**Goal of the exercise**
Would you repeat the listing exactly but omit every picture?

**Data shown**
::::::
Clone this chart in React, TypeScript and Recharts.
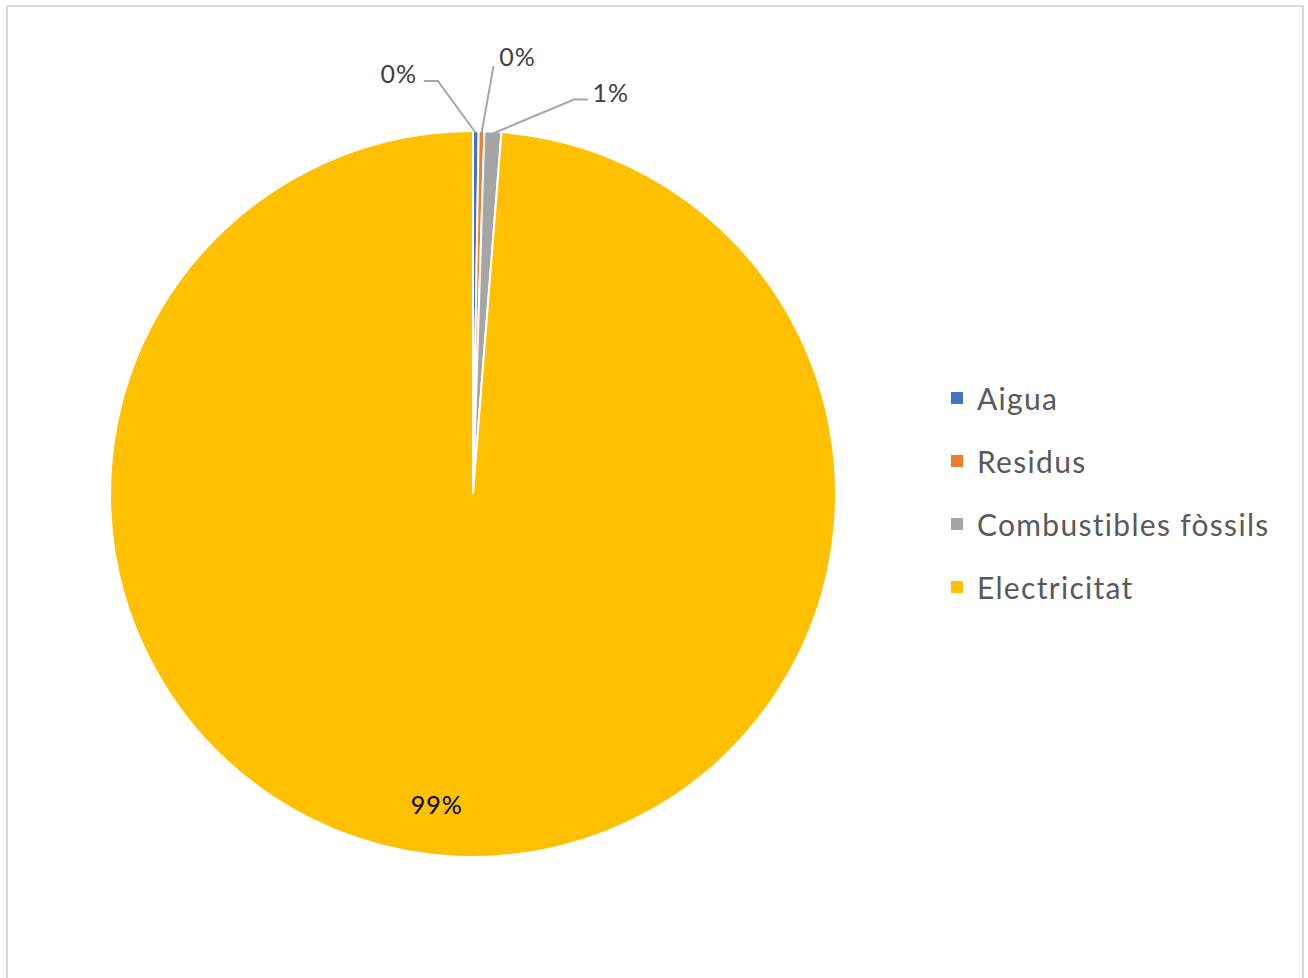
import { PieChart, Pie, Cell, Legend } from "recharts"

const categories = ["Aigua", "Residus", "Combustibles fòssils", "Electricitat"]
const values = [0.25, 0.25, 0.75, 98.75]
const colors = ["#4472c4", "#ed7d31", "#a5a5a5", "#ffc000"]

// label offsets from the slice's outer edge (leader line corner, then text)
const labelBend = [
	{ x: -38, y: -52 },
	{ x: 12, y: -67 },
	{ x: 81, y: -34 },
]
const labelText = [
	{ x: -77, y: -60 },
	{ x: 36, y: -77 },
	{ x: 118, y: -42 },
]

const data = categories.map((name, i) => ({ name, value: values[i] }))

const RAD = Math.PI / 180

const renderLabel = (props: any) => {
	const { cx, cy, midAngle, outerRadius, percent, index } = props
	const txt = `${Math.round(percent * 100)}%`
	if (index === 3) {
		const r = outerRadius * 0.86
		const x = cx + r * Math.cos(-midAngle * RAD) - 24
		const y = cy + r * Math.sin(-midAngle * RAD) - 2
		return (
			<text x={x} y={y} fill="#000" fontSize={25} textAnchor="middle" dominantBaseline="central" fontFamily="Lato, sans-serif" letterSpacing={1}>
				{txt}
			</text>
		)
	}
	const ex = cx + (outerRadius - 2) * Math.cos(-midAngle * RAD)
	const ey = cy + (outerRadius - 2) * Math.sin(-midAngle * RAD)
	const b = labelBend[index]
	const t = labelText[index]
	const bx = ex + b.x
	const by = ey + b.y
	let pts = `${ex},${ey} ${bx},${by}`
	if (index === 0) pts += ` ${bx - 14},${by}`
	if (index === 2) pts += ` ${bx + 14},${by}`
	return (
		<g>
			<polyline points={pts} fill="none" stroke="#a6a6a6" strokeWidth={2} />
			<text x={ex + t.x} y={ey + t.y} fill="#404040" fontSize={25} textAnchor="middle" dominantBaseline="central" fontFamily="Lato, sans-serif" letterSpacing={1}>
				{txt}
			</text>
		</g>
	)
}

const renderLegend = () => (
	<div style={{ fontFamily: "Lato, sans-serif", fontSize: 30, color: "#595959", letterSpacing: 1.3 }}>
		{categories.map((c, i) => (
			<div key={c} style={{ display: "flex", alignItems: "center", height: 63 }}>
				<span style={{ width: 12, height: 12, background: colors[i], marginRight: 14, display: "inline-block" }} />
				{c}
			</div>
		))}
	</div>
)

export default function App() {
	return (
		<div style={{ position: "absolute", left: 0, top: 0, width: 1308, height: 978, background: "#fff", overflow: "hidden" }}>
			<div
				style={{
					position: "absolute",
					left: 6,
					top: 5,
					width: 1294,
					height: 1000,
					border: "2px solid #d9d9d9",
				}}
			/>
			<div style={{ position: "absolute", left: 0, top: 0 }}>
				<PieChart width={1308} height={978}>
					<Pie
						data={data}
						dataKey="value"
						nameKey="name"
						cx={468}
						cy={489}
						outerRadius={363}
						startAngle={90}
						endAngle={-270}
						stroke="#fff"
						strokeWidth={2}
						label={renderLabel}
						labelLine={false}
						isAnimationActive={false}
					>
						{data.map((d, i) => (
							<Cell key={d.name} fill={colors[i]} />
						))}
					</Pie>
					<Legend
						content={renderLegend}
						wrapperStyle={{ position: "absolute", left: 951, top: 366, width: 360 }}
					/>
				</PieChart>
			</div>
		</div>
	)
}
::::::
**Result for this task**
Clone this chart in React, TypeScript and Recharts.
import { PieChart, Pie, Cell, Legend } from "recharts"

const categories = ["Aigua", "Residus", "Combustibles fòssils", "Electricitat"]
const values = [0.25, 0.25, 0.75, 98.75]
const colors = ["#4472c4", "#ed7d31", "#a5a5a5", "#ffc000"]

// label offsets from the slice's outer edge (leader line corner, then text)
const labelBend = [
	{ x: -38, y: -52 },
	{ x: 12, y: -67 },
	{ x: 81, y: -34 },
]
const labelText = [
	{ x: -77, y: -60 },
	{ x: 36, y: -77 },
	{ x: 118, y: -42 },
]

const data = categories.map((name, i) => ({ name, value: values[i] }))

const RAD = Math.PI / 180

const renderLabel = (props: any) => {
	const { cx, cy, midAngle, outerRadius, percent, index } = props
	const txt = `${Math.round(percent * 100)}%`
	if (index === 3) {
		const r = outerRadius * 0.86
		const x = cx + r * Math.cos(-midAngle * RAD) - 24
		const y = cy + r * Math.sin(-midAngle * RAD) - 2
		return (
			<text x={x} y={y} fill="#000" fontSize={25} textAnchor="middle" dominantBaseline="central" fontFamily="Lato, sans-serif" letterSpacing={1}>
				{txt}
			</text>
		)
	}
	const ex = cx + (outerRadius - 2) * Math.cos(-midAngle * RAD)
	const ey = cy + (outerRadius - 2) * Math.sin(-midAngle * RAD)
	const b = labelBend[index]
	const t = labelText[index]
	const bx = ex + b.x
	const by = ey + b.y
	let pts = `${ex},${ey} ${bx},${by}`
	if (index === 0) pts += ` ${bx - 14},${by}`
	if (index === 2) pts += ` ${bx + 14},${by}`
	return (
		<g>
			<polyline points={pts} fill="none" stroke="#a6a6a6" strokeWidth={2} />
			<text x={ex + t.x} y={ey + t.y} fill="#404040" fontSize={25} textAnchor="middle" dominantBaseline="central" fontFamily="Lato, sans-serif" letterSpacing={1}>
				{txt}
			</text>
		</g>
	)
}

const renderLegend = () => (
	<div style={{ fontFamily: "Lato, sans-serif", fontSize: 30, color: "#595959", letterSpacing: 1.3 }}>
		{categories.map((c, i) => (
			<div key={c} style={{ display: "flex", alignItems: "center", height: 63 }}>
				<span style={{ width: 12, height: 12, background: colors[i], marginRight: 14, display: "inline-block" }} />
				{c}
			</div>
		))}
	</div>
)

export default function App() {
	return (
		<div style={{ position: "absolute", left: 0, top: 0, width: 1308, height: 978, background: "#fff", overflow: "hidden" }}>
			<div
				style={{
					position: "absolute",
					left: 6,
					top: 5,
					width: 1294,
					height: 1000,
					border: "2px solid #d9d9d9",
				}}
			/>
			<div style={{ position: "absolute", left: 0, top: 0 }}>
				<PieChart width={1308} height={978}>
					<Pie
						data={data}
						dataKey="value"
						nameKey="name"
						cx={468}
						cy={489}
						outerRadius={363}
						startAngle={90}
						endAngle={-270}
						stroke="#fff"
						strokeWidth={2}
						label={renderLabel}
						labelLine={false}
						isAnimationActive={false}
					>
						{data.map((d, i) => (
							<Cell key={d.name} fill={colors[i]} />
						))}
					</Pie>
					<Legend
						content={renderLegend}
						wrapperStyle={{ position: "absolute", left: 951, top: 366, width: 360 }}
					/>
				</PieChart>
			</div>
		</div>
	)
}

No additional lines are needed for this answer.